The past few days have been full of grace. The activities have been many, but I have discovered a common theme among three events that I want to mention: the world is full of new life. The biggest news in our family is the word from our son in Boston. He and his wife just bought a house, their first, and they will move themselves and their two children from a rented apartment in the Boston area to make a new home in New Jersey. The second event of note for me was this year’s Rogation Service, celebrated at St. Philip Church in Posey County, Ind., where seeds and soil from garden and field were blessed by our bishop at an evening Mass. And finally, among these busy times, I rejoiced in some quiet moments while pruning the grape vines in our back yard — vines that we transplanted from the home of my mother and father.
* * * My wife and I have prayed and worried and wondered and rejoiced with our son and his family, as they prepare to move from Boston to the New York metropolitan area. Many parents have experienced such feelings of anxiety and elation, for grown-up children who are about to experience a new home, new neighbors, new schools, new life. I can’t help but think about the risks and adventures of our own lives — our uprooting and planting in new locations, and the departure of our two sons into lives of their own in places far from us.
* * * The Rogation Service gave me the opportunity to reflect on the seasons of family life. “Rogation” simply refers simply to asking for blessings – and the service in our part of the country is rich with the realities of everyday life in these early days of spring, a natural time in the cycle of life to ask God’s blessings upon all of our endeavors. Two tractors were parked at the entrance of the church. Packets of garden seeds were splashed on the steps of the altar, alongside sacks of seed corn and soybeans. A parishioner, Esther Stofleth, brought a brown paper bag full of seed packets to be blessed before planting in her garden — beans, lettuce, squash, spinach, radishes, cucumbers and corn. Mike and Beverly Hirsch brought plastic bags full of soil from their vast farm fields, to be blessed and returned to those same fields.
* * * And in the quiet of my own back yard, I spent some reflective hours pruning the grape vines my father had pruned decades ago. Two old vines would soon have new branches, springing from the same root stock that has nourished stubborn life for so many years.

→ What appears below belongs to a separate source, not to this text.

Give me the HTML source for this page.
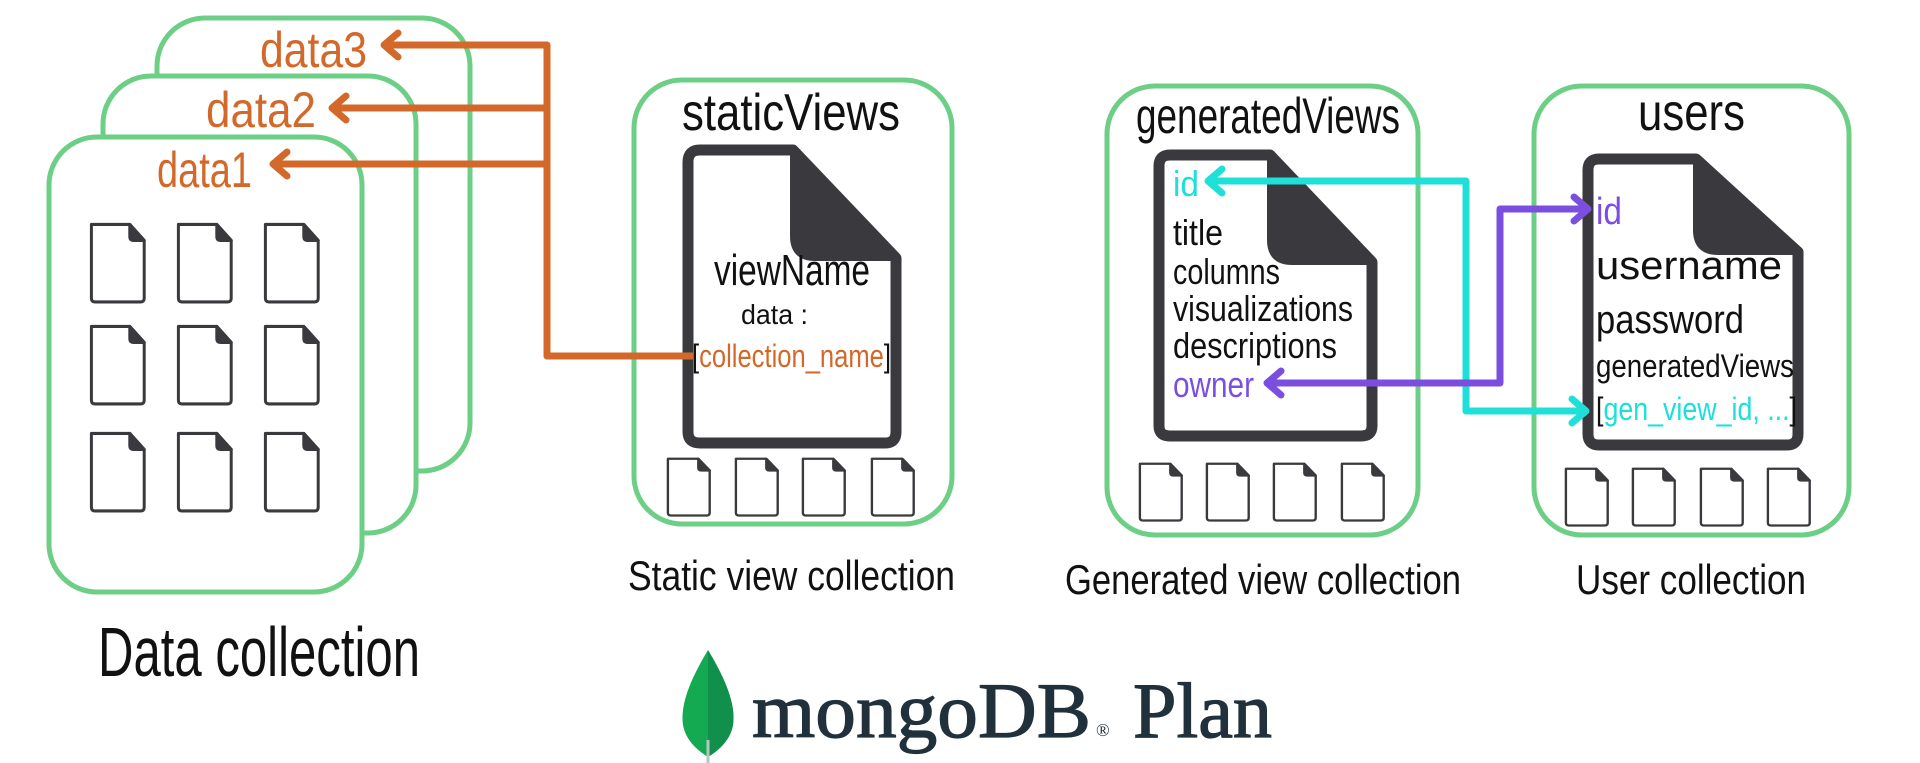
<!DOCTYPE html>
<html><head><meta charset="utf-8"><style>
html,body{margin:0;padding:0;background:#fff;width:1920px;height:763px;overflow:hidden}
svg{display:block}
text{font-family:"Liberation Sans Narrow","Liberation Sans",sans-serif}
</style></head><body>
<svg width="1920" height="763" viewBox="0 0 1920 763" xmlns="http://www.w3.org/2000/svg">
<defs>
<g id="sd">
<path d="M2,2 H34 L46,15 V62 Q46,65 43,65 H5 Q2,65 2,62 Z" fill="#fff" stroke="#3a3a3e" stroke-width="2.5" stroke-linejoin="round"/>
<path d="M34,2 L46,15 H37 Q34,15 34,12 Z" fill="#3a3a3e" stroke="#3a3a3e" stroke-width="2.5" stroke-linejoin="round"/>
</g>
</defs>
<g fill="#fff" stroke="#6ccf85" stroke-width="5">
<rect x="157" y="18" width="313" height="453" rx="48"/>
<rect x="103" y="76" width="313" height="457" rx="48"/>
<rect x="49" y="137" width="313" height="455" rx="48"/>
<rect x="634" y="80" width="318" height="444" rx="48"/>
<rect x="1107" y="86" width="311" height="449" rx="48"/>
<rect x="1534" y="86" width="315" height="449" rx="48"/>
</g>
<use href="#sd" transform="translate(89,222) scale(1.2,1.23)"/>
<use href="#sd" transform="translate(176,222) scale(1.2,1.23)"/>
<use href="#sd" transform="translate(263,222) scale(1.2,1.23)"/>
<use href="#sd" transform="translate(89,324) scale(1.2,1.23)"/>
<use href="#sd" transform="translate(176,324) scale(1.2,1.23)"/>
<use href="#sd" transform="translate(263,324) scale(1.2,1.23)"/>
<use href="#sd" transform="translate(89,431) scale(1.2,1.23)"/>
<use href="#sd" transform="translate(176,431) scale(1.2,1.23)"/>
<use href="#sd" transform="translate(263,431) scale(1.2,1.23)"/>
<use href="#sd" transform="translate(666,457) scale(0.95,0.9)"/>
<use href="#sd" transform="translate(734,457) scale(0.95,0.9)"/>
<use href="#sd" transform="translate(801,457) scale(0.95,0.9)"/>
<use href="#sd" transform="translate(870,457) scale(0.95,0.9)"/>
<use href="#sd" transform="translate(1138,462) scale(0.95,0.9)"/>
<use href="#sd" transform="translate(1205,462) scale(0.95,0.9)"/>
<use href="#sd" transform="translate(1272,462) scale(0.95,0.9)"/>
<use href="#sd" transform="translate(1340,462) scale(0.95,0.9)"/>
<use href="#sd" transform="translate(1564,467) scale(0.95,0.9)"/>
<use href="#sd" transform="translate(1631,467) scale(0.95,0.9)"/>
<use href="#sd" transform="translate(1699,467) scale(0.95,0.9)"/>
<use href="#sd" transform="translate(1766,467) scale(0.95,0.9)"/>
<g stroke="#3a3a3e" stroke-width="11" stroke-linejoin="round" fill="#fff">
<path d="M700,150 H793 L896,258 V432 Q896,443 885,443 H700 Q688,443 688,432 V162 Q688,150 700,150 Z"/>
<path d="M1170,155 H1270 L1372,262 V426 Q1372,436 1361,436 H1170 Q1159,436 1159,426 V166 Q1159,155 1170,155 Z"/>
<path d="M1599,159 H1696 L1798,252 V434 Q1798,445 1787,445 H1599 Q1588,445 1588,434 V170 Q1588,159 1599,159 Z"/>
</g>
<g fill="#3a3a3e" stroke="#3a3a3e" stroke-width="6" stroke-linejoin="round">
<path d="M793,150 L896,258 H815 Q793,258 793,236 Z"/>
<path d="M1270,155 L1372,262 H1292 Q1270,262 1270,240 Z"/>
<path d="M1696,159 L1798,252 H1718 Q1696,252 1696,230 Z"/>
</g>
<g fill="none" stroke="#d2692a" stroke-width="7" stroke-linecap="round" stroke-linejoin="round">
<path d="M692,356 H547 V45 H386"/>
<path d="M547,108 H334"/>
<path d="M547,164 H275"/>
<path d="M398,33 L384,45 L398,57"/>
<path d="M346,96 L332,108 L346,120"/>
<path d="M287,152 L273,164 L287,176"/>
</g>
<g fill="none" stroke="#1ee0d8" stroke-width="7" stroke-linecap="round" stroke-linejoin="round">
<path d="M1210,181 H1466 V411 H1584"/>
<path d="M1222,169 L1208,181 L1222,193"/>
<path d="M1572,399 L1586,411 L1572,423"/>
</g>
<g fill="none" stroke="#7a4fe0" stroke-width="7" stroke-linecap="round" stroke-linejoin="round">
<path d="M1269,383 H1500 V209 H1586"/>
<path d="M1281,371 L1267,383 L1281,395"/>
<path d="M1574,197 L1588,209 L1574,221"/>
</g>
<g fill="#d2692a" font-size="50">
<text x="260" y="67" textLength="107" lengthAdjust="spacingAndGlyphs">data3</text>
<text x="206" y="127" textLength="110" lengthAdjust="spacingAndGlyphs">data2</text>
<text x="157" y="187" textLength="95" lengthAdjust="spacingAndGlyphs">data1</text>
</g>
<g fill="#111">
<text x="98" y="676" font-size="70" textLength="322" lengthAdjust="spacingAndGlyphs">Data collection</text>
<text x="682" y="130" font-size="52" textLength="218" lengthAdjust="spacingAndGlyphs">staticViews</text>
<text x="714" y="285" font-size="44" textLength="156" lengthAdjust="spacingAndGlyphs">viewName</text>
<text x="741" y="324" font-size="28" textLength="67" lengthAdjust="spacingAndGlyphs">data :</text>
<text x="692" y="367" font-size="32" textLength="199" lengthAdjust="spacingAndGlyphs">[<tspan fill="#d2692a">collection_name</tspan>]</text>
<text x="628" y="590" font-size="42" textLength="327" lengthAdjust="spacingAndGlyphs">Static view collection</text>
<text x="1136" y="133" font-size="50" textLength="264" lengthAdjust="spacingAndGlyphs">generatedViews</text>
<text x="1173" y="196" font-size="36" fill="#1ee0d8" textLength="26" lengthAdjust="spacingAndGlyphs">id</text>
<text x="1173" y="245" font-size="36" textLength="50" lengthAdjust="spacingAndGlyphs">title</text>
<text x="1173" y="284" font-size="36" textLength="107" lengthAdjust="spacingAndGlyphs">columns</text>
<text x="1173" y="321" font-size="36" textLength="180" lengthAdjust="spacingAndGlyphs">visualizations</text>
<text x="1173" y="358" font-size="36" textLength="164" lengthAdjust="spacingAndGlyphs">descriptions</text>
<text x="1173" y="397" font-size="36" fill="#7a4fe0" textLength="81" lengthAdjust="spacingAndGlyphs">owner</text>
<text x="1638" y="130" font-size="52" textLength="107" lengthAdjust="spacingAndGlyphs">users</text>
<text x="1596" y="224" font-size="38" fill="#7a4fe0" textLength="26" lengthAdjust="spacingAndGlyphs">id</text>
<text x="1596" y="279" font-size="40" textLength="186" lengthAdjust="spacingAndGlyphs">username</text>
<text x="1596" y="333" font-size="40" textLength="148" lengthAdjust="spacingAndGlyphs">password</text>
<text x="1596" y="377" font-size="32" textLength="198" lengthAdjust="spacingAndGlyphs">generatedViews</text>
<text x="1596" y="420" font-size="32" textLength="201" lengthAdjust="spacingAndGlyphs">[<tspan fill="#1ee0d8">gen_view_id, ...</tspan>]</text>
<text x="1065" y="594" font-size="42" textLength="396" lengthAdjust="spacingAndGlyphs">Generated view collection</text>
<text x="1576" y="594" font-size="42" textLength="230" lengthAdjust="spacingAndGlyphs">User collection</text>
</g>
<path d="M708,650 C690,680 680,705 683,725 C686,742 700,752 708,757 C716,752 730,742 733,725 C736,705 726,680 708,650 Z" fill="#13aa52"/>
<path d="M708,650 C726,680 736,705 733,725 C730,742 716,752 708,757 Z" fill="#10904a"/>
<path d="M708,740 V763" stroke="#b8c4c2" stroke-width="3"/>
<g fill="#21313c" stroke="#21313c" stroke-width="1.2">
<text x="752" y="737" font-size="78" textLength="339" lengthAdjust="spacingAndGlyphs" style="font-family:'Liberation Serif',serif">mongoDB</text>
<text x="1096" y="736" font-size="18" stroke-width="0" style="font-family:'Liberation Serif',serif">®</text>
<text x="1133" y="737" font-size="78" textLength="139" lengthAdjust="spacingAndGlyphs" style="font-family:'Liberation Serif',serif">Plan</text>
</g>
</svg>
</body></html>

* * * These days for me are filled with grace. It is springtime, for urban garden and family farm, for young families and the parents who planted them with the help of God. It is time to reflect on the graces received, the blessings shared, the work required, the fields to be prepared, the past to be cut away and the new life to be nourished. It is time to reflect on new life — and to thank God for the blessings of a single blossom in the garden and the thousand acres newly green with winter wheat. Take the time to examine and support the new life in your neighborhood – the new family who moved in and the changing family whose children have moved away. Take the time to examine the latest federal farm bill, still under discussion. There are many who say it unjustly favors some producers of commodities while neglecting small family farms, and that the food stamp program must be revised after nearly 30 years without growth or change. Contact your legislators with your concerns, and make a difference.